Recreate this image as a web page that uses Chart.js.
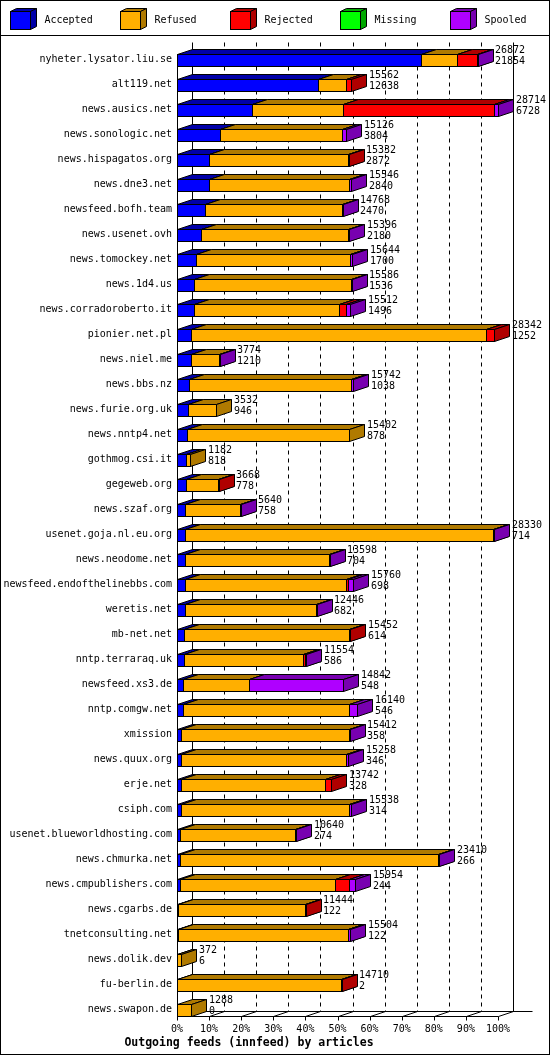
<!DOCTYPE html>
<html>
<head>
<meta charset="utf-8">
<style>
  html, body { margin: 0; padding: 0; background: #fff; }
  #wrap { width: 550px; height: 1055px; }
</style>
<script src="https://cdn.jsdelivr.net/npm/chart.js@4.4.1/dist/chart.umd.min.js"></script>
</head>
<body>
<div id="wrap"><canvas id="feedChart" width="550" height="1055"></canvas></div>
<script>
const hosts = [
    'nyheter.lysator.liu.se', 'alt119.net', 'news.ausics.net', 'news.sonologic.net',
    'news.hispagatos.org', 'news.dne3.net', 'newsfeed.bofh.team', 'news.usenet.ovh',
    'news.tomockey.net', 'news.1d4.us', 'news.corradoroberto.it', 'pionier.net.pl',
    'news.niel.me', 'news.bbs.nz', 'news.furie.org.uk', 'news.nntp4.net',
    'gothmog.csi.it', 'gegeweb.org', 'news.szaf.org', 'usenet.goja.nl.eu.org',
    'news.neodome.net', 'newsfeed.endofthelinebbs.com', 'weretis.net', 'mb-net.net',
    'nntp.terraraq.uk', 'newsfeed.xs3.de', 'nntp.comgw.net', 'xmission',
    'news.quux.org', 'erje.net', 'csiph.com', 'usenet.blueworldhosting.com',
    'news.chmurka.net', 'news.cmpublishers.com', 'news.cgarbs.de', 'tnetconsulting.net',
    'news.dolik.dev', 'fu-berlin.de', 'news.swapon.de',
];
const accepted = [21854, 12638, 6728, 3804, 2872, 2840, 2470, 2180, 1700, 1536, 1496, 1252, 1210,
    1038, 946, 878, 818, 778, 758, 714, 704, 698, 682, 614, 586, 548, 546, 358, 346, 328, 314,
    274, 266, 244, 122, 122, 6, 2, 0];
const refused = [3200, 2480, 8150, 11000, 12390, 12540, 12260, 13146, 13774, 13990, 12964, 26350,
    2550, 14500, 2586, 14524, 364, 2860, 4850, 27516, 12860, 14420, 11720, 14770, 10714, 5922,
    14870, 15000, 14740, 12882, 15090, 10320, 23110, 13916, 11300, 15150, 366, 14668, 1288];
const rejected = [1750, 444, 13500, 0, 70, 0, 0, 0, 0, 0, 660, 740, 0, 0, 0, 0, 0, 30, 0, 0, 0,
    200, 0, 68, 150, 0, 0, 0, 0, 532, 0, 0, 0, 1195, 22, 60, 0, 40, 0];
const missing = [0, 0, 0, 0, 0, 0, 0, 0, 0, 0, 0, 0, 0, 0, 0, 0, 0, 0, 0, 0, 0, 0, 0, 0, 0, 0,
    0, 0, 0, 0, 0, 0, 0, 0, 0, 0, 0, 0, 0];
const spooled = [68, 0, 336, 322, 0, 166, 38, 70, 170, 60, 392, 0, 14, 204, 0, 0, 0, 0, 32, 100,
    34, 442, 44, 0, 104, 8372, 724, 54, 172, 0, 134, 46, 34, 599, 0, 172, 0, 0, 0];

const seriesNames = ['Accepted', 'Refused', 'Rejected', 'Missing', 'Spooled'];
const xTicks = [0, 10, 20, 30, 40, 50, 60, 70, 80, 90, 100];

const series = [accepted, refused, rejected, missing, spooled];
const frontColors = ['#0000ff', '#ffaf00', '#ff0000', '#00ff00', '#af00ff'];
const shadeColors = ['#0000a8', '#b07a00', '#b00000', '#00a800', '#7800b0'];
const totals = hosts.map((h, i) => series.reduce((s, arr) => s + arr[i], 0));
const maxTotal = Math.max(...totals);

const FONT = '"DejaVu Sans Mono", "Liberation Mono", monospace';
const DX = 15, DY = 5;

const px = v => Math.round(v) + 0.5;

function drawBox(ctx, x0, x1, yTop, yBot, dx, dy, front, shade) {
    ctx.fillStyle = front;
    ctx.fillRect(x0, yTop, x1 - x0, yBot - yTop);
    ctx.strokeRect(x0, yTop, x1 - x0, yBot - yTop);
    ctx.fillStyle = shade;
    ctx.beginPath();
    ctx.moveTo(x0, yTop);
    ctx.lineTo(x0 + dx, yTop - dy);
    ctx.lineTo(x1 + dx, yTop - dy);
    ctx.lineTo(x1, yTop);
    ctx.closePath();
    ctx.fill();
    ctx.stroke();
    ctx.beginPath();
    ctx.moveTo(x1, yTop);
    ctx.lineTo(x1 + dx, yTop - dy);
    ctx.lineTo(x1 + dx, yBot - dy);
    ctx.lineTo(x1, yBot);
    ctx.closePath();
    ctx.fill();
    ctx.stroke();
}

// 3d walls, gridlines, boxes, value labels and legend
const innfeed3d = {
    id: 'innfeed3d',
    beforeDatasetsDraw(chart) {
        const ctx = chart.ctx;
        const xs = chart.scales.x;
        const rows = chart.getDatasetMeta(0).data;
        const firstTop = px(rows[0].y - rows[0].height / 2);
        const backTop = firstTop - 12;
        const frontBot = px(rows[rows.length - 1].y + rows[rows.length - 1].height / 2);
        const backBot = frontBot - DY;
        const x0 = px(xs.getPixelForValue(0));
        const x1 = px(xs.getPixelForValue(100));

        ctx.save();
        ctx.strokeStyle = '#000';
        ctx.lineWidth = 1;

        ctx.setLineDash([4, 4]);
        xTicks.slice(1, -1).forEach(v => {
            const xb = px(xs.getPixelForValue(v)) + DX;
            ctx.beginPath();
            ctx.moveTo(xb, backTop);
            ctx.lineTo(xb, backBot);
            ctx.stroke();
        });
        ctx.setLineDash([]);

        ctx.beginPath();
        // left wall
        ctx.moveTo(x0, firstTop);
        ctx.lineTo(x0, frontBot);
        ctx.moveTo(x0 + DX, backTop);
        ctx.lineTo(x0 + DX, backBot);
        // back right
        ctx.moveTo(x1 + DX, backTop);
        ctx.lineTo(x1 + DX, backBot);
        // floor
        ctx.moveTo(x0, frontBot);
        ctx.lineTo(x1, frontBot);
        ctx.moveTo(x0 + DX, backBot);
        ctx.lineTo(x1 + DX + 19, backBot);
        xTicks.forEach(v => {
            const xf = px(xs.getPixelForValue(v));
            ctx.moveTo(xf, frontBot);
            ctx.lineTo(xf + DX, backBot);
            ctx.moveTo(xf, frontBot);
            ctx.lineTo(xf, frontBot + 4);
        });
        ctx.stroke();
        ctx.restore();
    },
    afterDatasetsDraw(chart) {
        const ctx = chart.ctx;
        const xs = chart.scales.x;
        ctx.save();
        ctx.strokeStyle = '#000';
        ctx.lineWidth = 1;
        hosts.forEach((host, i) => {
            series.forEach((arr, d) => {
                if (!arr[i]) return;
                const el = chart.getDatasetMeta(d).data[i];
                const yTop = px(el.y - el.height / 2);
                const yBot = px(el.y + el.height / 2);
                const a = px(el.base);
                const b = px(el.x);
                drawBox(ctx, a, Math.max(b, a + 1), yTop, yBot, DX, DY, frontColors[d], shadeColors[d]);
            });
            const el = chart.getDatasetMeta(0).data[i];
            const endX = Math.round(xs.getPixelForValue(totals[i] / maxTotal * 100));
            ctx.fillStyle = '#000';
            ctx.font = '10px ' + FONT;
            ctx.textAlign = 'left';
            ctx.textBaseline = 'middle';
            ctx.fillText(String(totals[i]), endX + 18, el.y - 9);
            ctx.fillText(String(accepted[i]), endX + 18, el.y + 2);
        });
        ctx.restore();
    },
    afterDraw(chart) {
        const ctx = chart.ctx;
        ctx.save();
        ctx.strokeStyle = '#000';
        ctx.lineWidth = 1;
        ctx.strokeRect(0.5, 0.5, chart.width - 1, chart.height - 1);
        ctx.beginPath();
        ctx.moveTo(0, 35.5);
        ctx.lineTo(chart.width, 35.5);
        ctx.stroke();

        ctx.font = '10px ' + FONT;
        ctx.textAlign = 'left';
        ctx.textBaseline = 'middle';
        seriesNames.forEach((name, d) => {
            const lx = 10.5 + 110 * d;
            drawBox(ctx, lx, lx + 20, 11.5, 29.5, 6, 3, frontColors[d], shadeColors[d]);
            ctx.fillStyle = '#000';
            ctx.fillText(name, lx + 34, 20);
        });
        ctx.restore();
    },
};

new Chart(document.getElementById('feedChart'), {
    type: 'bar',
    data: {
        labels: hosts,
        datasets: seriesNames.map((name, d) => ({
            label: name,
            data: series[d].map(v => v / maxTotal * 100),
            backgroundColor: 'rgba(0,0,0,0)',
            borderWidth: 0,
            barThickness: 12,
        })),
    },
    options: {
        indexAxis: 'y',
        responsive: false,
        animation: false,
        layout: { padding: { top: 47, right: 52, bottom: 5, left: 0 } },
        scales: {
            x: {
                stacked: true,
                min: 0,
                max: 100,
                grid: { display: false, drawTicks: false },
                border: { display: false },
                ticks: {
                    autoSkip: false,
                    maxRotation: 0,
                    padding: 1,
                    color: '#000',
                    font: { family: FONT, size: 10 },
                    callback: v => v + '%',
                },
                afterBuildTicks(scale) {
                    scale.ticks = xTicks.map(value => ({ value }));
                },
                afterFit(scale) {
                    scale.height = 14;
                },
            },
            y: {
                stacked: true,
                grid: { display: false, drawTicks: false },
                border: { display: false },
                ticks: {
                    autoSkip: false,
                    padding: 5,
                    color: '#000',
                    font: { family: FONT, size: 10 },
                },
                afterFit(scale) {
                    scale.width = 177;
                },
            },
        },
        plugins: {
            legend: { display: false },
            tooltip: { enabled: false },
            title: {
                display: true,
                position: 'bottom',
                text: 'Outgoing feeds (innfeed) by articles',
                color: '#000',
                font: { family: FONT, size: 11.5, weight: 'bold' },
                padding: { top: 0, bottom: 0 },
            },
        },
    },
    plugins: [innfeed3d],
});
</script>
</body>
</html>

▸ Task statement
Only the lines from the top of the data through the line with "172, 0, 0, 0];" should be quoted, exactly and with both ends kept; skip the pictures.

▸ Response to the task
Recreate this image as a web page that uses Chart.js.
<!DOCTYPE html>
<html>
<head>
<meta charset="utf-8">
<style>
  html, body { margin: 0; padding: 0; background: #fff; }
  #wrap { width: 550px; height: 1055px; }
</style>
<script src="https://cdn.jsdelivr.net/npm/chart.js@4.4.1/dist/chart.umd.min.js"></script>
</head>
<body>
<div id="wrap"><canvas id="feedChart" width="550" height="1055"></canvas></div>
<script>
const hosts = [
    'nyheter.lysator.liu.se', 'alt119.net', 'news.ausics.net', 'news.sonologic.net',
    'news.hispagatos.org', 'news.dne3.net', 'newsfeed.bofh.team', 'news.usenet.ovh',
    'news.tomockey.net', 'news.1d4.us', 'news.corradoroberto.it', 'pionier.net.pl',
    'news.niel.me', 'news.bbs.nz', 'news.furie.org.uk', 'news.nntp4.net',
    'gothmog.csi.it', 'gegeweb.org', 'news.szaf.org', 'usenet.goja.nl.eu.org',
    'news.neodome.net', 'newsfeed.endofthelinebbs.com', 'weretis.net', 'mb-net.net',
    'nntp.terraraq.uk', 'newsfeed.xs3.de', 'nntp.comgw.net', 'xmission',
    'news.quux.org', 'erje.net', 'csiph.com', 'usenet.blueworldhosting.com',
    'news.chmurka.net', 'news.cmpublishers.com', 'news.cgarbs.de', 'tnetconsulting.net',
    'news.dolik.dev', 'fu-berlin.de', 'news.swapon.de',
];
const accepted = [21854, 12638, 6728, 3804, 2872, 2840, 2470, 2180, 1700, 1536, 1496, 1252, 1210,
    1038, 946, 878, 818, 778, 758, 714, 704, 698, 682, 614, 586, 548, 546, 358, 346, 328, 314,
    274, 266, 244, 122, 122, 6, 2, 0];
const refused = [3200, 2480, 8150, 11000, 12390, 12540, 12260, 13146, 13774, 13990, 12964, 26350,
    2550, 14500, 2586, 14524, 364, 2860, 4850, 27516, 12860, 14420, 11720, 14770, 10714, 5922,
    14870, 15000, 14740, 12882, 15090, 10320, 23110, 13916, 11300, 15150, 366, 14668, 1288];
const rejected = [1750, 444, 13500, 0, 70, 0, 0, 0, 0, 0, 660, 740, 0, 0, 0, 0, 0, 30, 0, 0, 0,
    200, 0, 68, 150, 0, 0, 0, 0, 532, 0, 0, 0, 1195, 22, 60, 0, 40, 0];
const missing = [0, 0, 0, 0, 0, 0, 0, 0, 0, 0, 0, 0, 0, 0, 0, 0, 0, 0, 0, 0, 0, 0, 0, 0, 0, 0,
    0, 0, 0, 0, 0, 0, 0, 0, 0, 0, 0, 0, 0];
const spooled = [68, 0, 336, 322, 0, 166, 38, 70, 170, 60, 392, 0, 14, 204, 0, 0, 0, 0, 32, 100,
    34, 442, 44, 0, 104, 8372, 724, 54, 172, 0, 134, 46, 34, 599, 0, 172, 0, 0, 0];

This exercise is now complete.